SELECTING A MUTUAL FUND

Investing in a mutual fund can prove to the best investment decision only if investors make a decision wisely while considering every crucial aspect. The most important part of investing a mutual fund has to be selecting the best kind of fund. The best kind of fund can be the one that corresponds to your financial goals, needs, and risk tolerance levels. Thus, these aspects are to be given due attention and evaluation once selecting a mutual fund in order to achieve your desired investment and financial objectives.

 

What to look for before selecting a mutual fund scheme?

 Consistent Performance

 To evaluate the mutual fund schemes and their ranking perhaps, investors should analyse the one year return of the schemes. Moreover, the stability in the performance of schemes has to be considered and thus returns for 3 years and 5 years should be well evaluated as well. This evaluation will ensure which mutual fund scheme has been performing well in the past years and which should be considered by the investors.

Investment Objective

Before selecting a fund, investors should look out for the goals and objectives of that particular fund in order to have corresponding objectives. That is, investors should match their investment objectives with that of the fund. In the same way, based on the risk tolerance and investment horizon, a fund should be selected that will provide returns equivalent to the needs. An investor who is not willing to take a high risk should go for debt fund if the investment duration remains shorter and a large-cap fund in case of longer investment duration. On the other hand, a mid or small-cap fund can be procured or suited well to investors who are willing to take high risk and investment duration remains longer.
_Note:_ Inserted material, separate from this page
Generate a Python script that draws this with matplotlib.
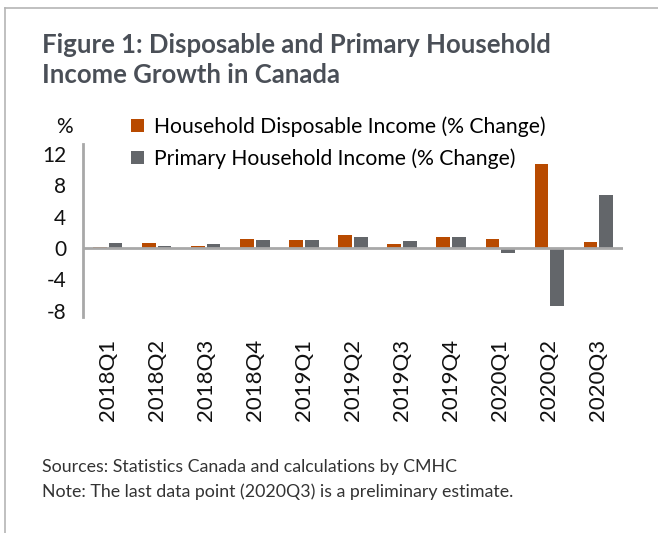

 Assets under Management (AUM)

 Asset Management Company (AMC) is the company which manages a mutual fund. For example, HDFC Mutual Fund is the name of the AMC which manages schemes like HDFC Equity, HDFC Top 100 or HDFC Small Cap Fund. Net assets of any scheme give a fair idea of the mutual fund scheme. Moreover, fund houses exploit their best fund managers to mutual fund schemes that holds high AUM.  Hence, investors can keep out the mutual fund schemes that are below average AUM in specific mutual fund subclass. A poorly selected stock is often present in several schemes owned by an AMC because the selection has been made at AMC level. Also, investors should look for the Assets under Management (AUM) of the mutual fund. A large AUM makes it difficult for the fund to enter and exit companies in the equity category for small-cap funds, to be specific. However, in the case of liquid or short term debt funds, large size can be favorable.

 

 Exit Load

 Another crucial aspect to look at is the Exit load of the mutual fund scheme. Mutual fund companies collect a fee from investors for exiting a fund. The fee such charged is termed as exit load. Exit load thus is a charged that has to be paid by the investors when dropping out of an investment scheme or fund. The fee charged is known as a load. Exit load is the fee levied by the company at the time of an investor leaving a scheme or investment fund. Open-ended funds permit the investor the option to exit the investment as per his choice. Hence, before opting for a specific fund, its exit load should be well analysed in order to avoid loses.

 Expense Ratio

There is an amount of fee charged by an AMC for administration, management, promotion and distribution of a mutual fund which is known as the expense ratio. Hence, al the expenses incurred by the AMC are covered in the expense ratio. Regular plans have a higher expense ratio than direct plans since in regular plans there is an involvement of distributor or an agent to whom commissions are paid and thus included in the expense ratio. Hence, it is recommended to check the expense ratio while evaluating the returns from a mutual fund scheme. According to industry experts, an expense ratio of 1.5% is considered normal. Higher expense ratios may have an effect on mutual funds whenever they start performing below the expected level.

Fund manager experience

Next important factor to put into consideration is the experience of fund manager of the specific fund and the duration he has been managing the fund for and his past experience in managing the funds. Investors should look at the performance of currently managed funds or manage in the past by that fund manager in order to evaluate the experience and knowledge of the fund manager.